THE EXERCISE - Retype the stretch of lines that starts at the line containing "Emit a Python" and ends at the line containing "import pandas as pd", inclusive. Do not include pictures.

*** RECORDS PROVIDED ***

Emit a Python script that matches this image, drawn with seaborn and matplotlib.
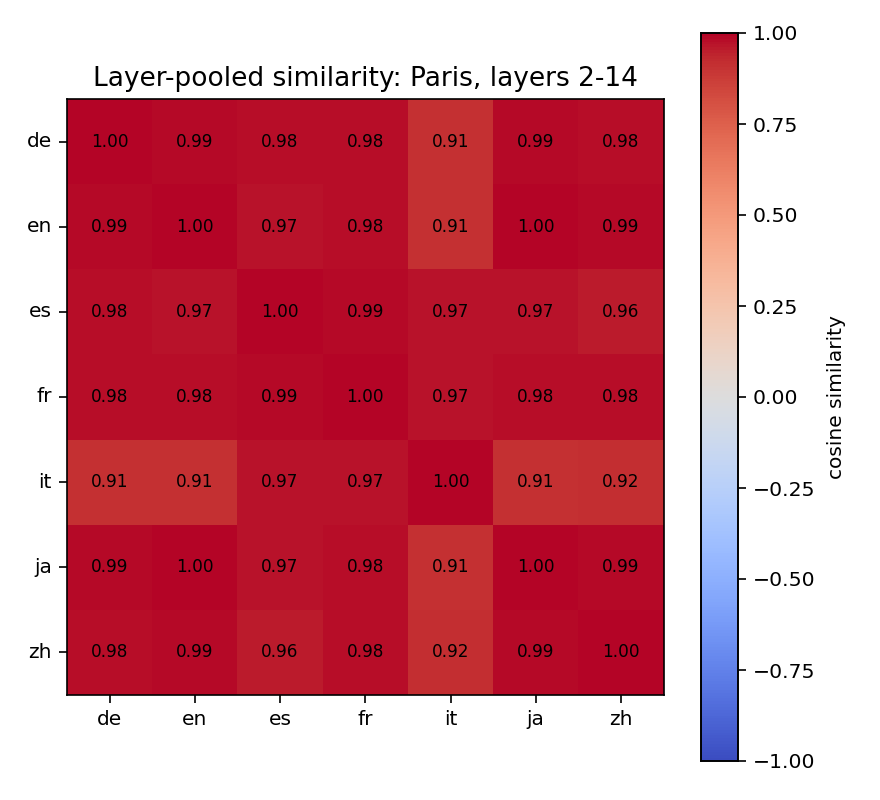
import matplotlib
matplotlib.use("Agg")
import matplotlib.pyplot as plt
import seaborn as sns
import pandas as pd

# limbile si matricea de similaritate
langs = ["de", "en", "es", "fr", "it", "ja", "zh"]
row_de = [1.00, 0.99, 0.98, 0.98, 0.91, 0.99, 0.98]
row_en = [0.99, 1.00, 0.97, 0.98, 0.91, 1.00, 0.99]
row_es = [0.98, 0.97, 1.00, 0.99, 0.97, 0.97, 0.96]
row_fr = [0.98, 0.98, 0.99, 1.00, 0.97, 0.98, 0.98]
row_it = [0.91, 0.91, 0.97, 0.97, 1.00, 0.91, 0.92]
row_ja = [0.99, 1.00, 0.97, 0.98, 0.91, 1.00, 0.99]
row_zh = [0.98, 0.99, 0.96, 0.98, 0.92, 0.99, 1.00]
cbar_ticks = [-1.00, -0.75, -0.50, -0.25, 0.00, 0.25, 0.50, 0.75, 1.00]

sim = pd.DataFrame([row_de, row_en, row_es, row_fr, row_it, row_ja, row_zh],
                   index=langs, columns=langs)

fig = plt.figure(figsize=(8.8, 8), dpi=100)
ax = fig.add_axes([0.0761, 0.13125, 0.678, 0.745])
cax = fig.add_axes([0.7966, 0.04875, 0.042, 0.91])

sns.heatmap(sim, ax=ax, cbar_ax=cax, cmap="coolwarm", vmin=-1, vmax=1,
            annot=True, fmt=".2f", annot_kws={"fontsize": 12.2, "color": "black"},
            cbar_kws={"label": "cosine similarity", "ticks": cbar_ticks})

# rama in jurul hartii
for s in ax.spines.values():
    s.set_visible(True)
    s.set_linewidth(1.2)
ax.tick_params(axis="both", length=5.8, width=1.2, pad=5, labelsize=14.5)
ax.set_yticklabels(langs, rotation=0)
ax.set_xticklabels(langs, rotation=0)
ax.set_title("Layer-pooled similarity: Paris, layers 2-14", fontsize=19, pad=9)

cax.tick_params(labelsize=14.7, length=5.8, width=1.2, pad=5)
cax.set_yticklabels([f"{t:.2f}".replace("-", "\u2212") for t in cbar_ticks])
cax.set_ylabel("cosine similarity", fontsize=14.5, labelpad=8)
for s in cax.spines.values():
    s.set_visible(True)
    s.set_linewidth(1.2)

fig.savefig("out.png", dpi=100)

***
*** RECORDS PROVIDED ***

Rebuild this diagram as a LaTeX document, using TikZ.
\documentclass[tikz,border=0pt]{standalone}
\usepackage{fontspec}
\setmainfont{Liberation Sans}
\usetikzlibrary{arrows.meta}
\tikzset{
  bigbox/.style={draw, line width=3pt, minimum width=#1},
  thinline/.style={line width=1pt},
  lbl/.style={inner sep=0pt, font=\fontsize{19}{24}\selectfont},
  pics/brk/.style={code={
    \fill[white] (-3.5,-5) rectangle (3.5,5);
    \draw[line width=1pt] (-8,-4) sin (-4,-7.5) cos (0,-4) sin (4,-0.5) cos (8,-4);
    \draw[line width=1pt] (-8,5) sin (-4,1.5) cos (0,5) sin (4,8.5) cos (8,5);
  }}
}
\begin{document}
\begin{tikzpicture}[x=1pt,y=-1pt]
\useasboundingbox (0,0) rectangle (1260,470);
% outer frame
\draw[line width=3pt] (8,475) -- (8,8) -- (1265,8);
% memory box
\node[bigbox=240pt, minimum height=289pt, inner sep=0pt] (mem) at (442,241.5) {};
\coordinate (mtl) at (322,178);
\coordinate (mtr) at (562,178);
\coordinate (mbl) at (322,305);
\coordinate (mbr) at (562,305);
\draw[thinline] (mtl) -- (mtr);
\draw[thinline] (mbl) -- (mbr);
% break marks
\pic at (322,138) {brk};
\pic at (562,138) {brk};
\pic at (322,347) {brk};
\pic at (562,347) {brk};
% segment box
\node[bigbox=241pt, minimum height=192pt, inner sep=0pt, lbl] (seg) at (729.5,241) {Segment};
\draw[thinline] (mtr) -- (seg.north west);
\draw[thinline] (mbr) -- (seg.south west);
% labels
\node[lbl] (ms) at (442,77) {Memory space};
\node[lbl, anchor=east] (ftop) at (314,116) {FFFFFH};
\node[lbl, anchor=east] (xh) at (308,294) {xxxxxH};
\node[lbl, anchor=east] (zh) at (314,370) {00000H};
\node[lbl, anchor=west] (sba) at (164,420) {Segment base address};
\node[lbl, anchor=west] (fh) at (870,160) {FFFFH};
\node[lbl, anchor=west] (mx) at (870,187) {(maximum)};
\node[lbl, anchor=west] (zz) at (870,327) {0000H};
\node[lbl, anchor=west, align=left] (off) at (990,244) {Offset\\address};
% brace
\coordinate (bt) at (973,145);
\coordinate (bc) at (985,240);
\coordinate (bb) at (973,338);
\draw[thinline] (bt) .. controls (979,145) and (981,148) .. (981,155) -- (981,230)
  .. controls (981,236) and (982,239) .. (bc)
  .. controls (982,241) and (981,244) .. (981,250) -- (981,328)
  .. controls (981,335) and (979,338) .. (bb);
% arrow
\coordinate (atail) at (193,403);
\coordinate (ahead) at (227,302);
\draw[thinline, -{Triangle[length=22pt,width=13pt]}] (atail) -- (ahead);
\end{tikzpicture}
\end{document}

***

ANSWER TO THIS TASK -
Emit a Python script that matches this image, drawn with seaborn and matplotlib.
import matplotlib
matplotlib.use("Agg")
import matplotlib.pyplot as plt
import seaborn as sns
import pandas as pd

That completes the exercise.